▶ Task
Return the lines below that carry the word "chart".
--- start of Recorded data ---
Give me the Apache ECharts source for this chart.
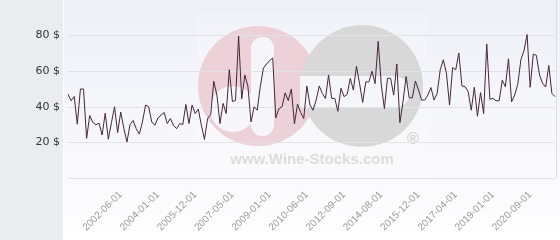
--- end of Recorded data ---
--- start of Recorded data ---
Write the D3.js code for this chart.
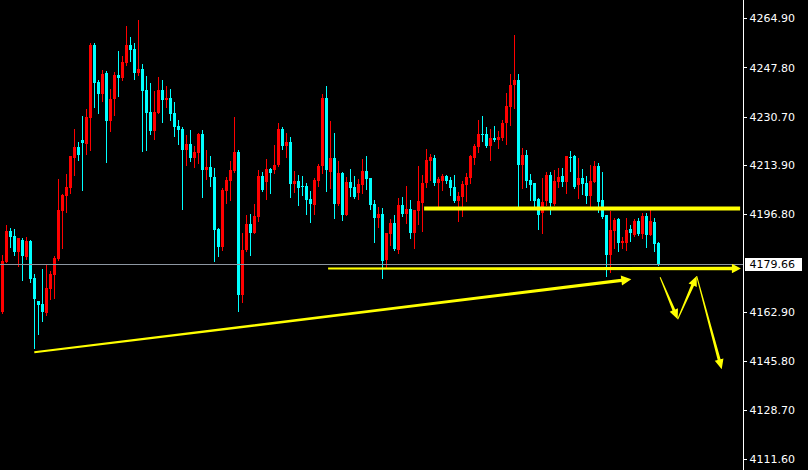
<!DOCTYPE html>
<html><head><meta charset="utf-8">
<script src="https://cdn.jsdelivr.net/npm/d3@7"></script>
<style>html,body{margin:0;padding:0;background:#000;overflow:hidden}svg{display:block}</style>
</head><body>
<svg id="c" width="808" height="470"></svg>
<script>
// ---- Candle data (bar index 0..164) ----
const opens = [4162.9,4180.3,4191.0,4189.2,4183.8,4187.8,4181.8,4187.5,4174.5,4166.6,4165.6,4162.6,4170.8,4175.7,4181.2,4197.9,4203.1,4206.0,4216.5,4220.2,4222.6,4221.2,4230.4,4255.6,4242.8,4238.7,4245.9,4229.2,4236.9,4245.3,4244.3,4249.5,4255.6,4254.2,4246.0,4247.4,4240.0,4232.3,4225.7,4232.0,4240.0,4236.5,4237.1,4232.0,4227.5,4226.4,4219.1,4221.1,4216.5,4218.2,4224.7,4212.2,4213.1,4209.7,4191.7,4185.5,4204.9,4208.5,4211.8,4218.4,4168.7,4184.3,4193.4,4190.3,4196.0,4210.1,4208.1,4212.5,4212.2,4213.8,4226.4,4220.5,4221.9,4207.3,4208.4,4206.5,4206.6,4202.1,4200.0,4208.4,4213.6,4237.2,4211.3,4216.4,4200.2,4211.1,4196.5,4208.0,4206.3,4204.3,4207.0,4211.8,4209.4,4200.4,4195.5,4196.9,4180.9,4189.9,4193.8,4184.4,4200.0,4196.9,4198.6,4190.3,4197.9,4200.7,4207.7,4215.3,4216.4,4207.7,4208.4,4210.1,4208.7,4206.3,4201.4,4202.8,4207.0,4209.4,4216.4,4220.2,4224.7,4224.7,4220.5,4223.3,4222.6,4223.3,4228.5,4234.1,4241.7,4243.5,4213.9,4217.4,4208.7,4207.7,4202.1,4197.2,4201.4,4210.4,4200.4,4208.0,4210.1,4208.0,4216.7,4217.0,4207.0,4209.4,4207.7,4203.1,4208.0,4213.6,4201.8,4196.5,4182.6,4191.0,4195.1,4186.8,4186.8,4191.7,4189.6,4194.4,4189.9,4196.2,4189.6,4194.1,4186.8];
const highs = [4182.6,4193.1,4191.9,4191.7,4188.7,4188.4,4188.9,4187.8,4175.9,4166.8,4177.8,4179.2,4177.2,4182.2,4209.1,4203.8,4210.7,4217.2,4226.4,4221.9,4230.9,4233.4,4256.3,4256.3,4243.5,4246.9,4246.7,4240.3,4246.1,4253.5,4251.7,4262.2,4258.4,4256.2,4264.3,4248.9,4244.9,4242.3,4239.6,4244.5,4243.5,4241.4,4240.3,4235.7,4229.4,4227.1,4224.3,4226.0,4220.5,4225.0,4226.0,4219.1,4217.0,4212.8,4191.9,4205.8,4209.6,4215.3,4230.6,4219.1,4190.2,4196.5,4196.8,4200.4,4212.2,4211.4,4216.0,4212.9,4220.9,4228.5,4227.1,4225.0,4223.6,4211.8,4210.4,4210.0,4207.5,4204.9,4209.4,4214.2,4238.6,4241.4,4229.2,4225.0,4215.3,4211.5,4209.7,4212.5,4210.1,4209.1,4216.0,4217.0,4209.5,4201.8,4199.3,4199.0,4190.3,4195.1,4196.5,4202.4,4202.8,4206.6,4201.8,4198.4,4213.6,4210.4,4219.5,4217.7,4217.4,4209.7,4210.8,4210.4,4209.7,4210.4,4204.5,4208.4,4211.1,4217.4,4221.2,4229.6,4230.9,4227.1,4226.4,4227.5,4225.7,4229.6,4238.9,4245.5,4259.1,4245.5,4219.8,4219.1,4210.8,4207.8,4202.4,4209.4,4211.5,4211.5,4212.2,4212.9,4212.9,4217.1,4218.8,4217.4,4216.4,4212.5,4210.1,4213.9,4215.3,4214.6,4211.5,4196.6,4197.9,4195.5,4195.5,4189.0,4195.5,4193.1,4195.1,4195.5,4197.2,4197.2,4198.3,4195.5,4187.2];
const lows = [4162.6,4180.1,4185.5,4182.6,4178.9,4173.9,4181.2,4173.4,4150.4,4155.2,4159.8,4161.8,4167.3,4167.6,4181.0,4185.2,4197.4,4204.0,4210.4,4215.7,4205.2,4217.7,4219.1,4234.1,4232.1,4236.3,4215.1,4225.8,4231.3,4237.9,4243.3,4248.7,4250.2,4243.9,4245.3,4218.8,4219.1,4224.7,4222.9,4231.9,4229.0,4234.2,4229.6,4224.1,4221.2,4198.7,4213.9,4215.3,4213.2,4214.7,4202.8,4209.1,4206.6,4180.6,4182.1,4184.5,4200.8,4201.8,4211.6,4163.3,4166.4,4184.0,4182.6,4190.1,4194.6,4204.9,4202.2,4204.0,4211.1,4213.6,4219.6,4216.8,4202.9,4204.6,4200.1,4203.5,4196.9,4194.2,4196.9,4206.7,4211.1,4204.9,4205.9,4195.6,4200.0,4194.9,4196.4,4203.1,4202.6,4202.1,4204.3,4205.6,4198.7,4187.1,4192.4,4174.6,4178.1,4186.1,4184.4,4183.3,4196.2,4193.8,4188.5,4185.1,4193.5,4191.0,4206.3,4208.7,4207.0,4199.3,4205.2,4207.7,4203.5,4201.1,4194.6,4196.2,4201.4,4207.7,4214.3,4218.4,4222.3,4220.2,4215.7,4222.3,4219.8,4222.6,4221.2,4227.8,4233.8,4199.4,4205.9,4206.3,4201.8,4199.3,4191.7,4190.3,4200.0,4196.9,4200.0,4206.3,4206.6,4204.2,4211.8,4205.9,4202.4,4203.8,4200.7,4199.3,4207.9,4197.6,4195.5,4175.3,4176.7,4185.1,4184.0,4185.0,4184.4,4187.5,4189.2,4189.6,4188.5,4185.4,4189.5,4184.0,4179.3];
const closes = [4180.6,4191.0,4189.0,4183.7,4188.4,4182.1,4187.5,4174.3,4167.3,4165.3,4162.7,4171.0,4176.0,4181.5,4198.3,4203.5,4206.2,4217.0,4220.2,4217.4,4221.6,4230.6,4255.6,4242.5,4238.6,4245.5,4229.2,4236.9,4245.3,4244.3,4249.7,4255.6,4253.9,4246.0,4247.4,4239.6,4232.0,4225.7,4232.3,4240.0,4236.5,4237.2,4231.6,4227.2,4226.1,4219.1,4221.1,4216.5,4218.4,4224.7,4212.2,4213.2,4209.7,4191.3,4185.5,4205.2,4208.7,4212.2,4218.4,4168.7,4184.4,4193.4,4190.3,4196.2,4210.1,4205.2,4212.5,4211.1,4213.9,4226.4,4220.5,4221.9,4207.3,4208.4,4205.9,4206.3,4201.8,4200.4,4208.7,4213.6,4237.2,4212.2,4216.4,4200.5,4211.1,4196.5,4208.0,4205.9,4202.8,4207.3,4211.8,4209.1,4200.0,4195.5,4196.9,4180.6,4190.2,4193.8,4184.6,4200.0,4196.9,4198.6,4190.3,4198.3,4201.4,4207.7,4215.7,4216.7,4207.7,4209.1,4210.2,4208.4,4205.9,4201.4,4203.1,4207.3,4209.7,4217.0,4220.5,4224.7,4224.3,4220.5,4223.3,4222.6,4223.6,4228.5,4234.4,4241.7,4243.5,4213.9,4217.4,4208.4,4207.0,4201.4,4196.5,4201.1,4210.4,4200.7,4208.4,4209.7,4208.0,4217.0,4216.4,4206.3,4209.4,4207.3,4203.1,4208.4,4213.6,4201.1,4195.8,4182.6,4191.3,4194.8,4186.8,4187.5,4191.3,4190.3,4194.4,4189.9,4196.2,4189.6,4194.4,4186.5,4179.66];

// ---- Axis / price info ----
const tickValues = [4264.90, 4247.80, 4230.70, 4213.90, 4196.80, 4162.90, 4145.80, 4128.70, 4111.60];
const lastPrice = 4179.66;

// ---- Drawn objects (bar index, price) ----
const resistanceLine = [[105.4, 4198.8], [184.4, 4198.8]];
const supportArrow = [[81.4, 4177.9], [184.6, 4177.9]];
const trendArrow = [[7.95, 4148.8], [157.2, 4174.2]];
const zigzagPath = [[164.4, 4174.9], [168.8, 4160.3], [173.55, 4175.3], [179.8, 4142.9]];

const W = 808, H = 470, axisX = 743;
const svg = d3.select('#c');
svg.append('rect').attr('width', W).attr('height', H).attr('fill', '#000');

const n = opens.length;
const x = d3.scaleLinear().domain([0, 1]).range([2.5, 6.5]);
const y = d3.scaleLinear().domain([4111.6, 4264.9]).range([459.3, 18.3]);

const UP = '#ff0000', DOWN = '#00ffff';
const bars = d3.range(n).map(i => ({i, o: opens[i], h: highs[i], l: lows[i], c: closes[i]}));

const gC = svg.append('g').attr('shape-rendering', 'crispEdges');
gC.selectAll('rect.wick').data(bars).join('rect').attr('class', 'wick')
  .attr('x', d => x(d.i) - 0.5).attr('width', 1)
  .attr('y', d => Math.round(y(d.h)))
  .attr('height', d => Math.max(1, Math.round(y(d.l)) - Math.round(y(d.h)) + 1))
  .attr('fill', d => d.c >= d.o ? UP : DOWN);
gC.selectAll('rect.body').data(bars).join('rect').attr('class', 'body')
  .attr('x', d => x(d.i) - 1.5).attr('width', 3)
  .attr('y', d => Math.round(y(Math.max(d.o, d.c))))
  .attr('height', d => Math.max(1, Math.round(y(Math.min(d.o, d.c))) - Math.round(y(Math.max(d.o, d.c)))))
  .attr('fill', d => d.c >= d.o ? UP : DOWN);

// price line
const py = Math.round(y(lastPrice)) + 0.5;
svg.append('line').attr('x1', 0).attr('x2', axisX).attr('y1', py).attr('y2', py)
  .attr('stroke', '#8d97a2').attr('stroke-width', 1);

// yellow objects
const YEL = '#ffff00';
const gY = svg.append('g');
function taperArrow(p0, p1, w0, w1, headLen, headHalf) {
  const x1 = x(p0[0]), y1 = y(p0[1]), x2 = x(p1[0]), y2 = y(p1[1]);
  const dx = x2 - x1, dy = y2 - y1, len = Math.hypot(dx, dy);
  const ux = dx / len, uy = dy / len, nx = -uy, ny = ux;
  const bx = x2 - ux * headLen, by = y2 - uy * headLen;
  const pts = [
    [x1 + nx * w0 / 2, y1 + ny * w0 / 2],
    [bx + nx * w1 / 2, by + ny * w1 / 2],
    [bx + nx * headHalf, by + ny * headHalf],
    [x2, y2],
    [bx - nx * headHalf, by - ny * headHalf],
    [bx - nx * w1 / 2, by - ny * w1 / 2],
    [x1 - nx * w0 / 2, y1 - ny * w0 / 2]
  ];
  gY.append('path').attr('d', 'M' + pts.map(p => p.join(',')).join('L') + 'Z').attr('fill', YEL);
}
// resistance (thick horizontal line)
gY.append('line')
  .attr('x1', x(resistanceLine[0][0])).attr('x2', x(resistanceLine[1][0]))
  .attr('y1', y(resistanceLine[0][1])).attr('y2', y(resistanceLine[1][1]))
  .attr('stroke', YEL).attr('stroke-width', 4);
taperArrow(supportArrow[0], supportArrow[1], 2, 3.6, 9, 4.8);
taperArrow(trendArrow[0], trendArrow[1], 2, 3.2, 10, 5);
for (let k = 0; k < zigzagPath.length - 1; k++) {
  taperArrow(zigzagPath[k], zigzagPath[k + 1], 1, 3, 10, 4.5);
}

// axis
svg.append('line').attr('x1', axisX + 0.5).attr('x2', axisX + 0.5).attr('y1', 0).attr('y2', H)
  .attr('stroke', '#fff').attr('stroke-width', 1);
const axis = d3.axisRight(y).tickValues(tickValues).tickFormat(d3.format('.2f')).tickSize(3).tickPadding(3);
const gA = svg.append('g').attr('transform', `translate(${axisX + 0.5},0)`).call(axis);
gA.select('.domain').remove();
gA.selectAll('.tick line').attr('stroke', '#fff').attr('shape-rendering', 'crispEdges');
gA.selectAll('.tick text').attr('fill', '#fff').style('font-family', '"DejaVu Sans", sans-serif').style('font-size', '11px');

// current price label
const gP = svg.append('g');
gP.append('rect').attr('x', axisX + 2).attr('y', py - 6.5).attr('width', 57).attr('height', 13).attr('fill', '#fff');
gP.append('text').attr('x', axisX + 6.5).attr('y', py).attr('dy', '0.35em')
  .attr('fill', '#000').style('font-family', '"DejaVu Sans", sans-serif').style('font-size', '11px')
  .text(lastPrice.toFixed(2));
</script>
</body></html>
--- end of Recorded data ---
▶ Worked solution
Give me the Apache ECharts source for this chart.
Write the D3.js code for this chart.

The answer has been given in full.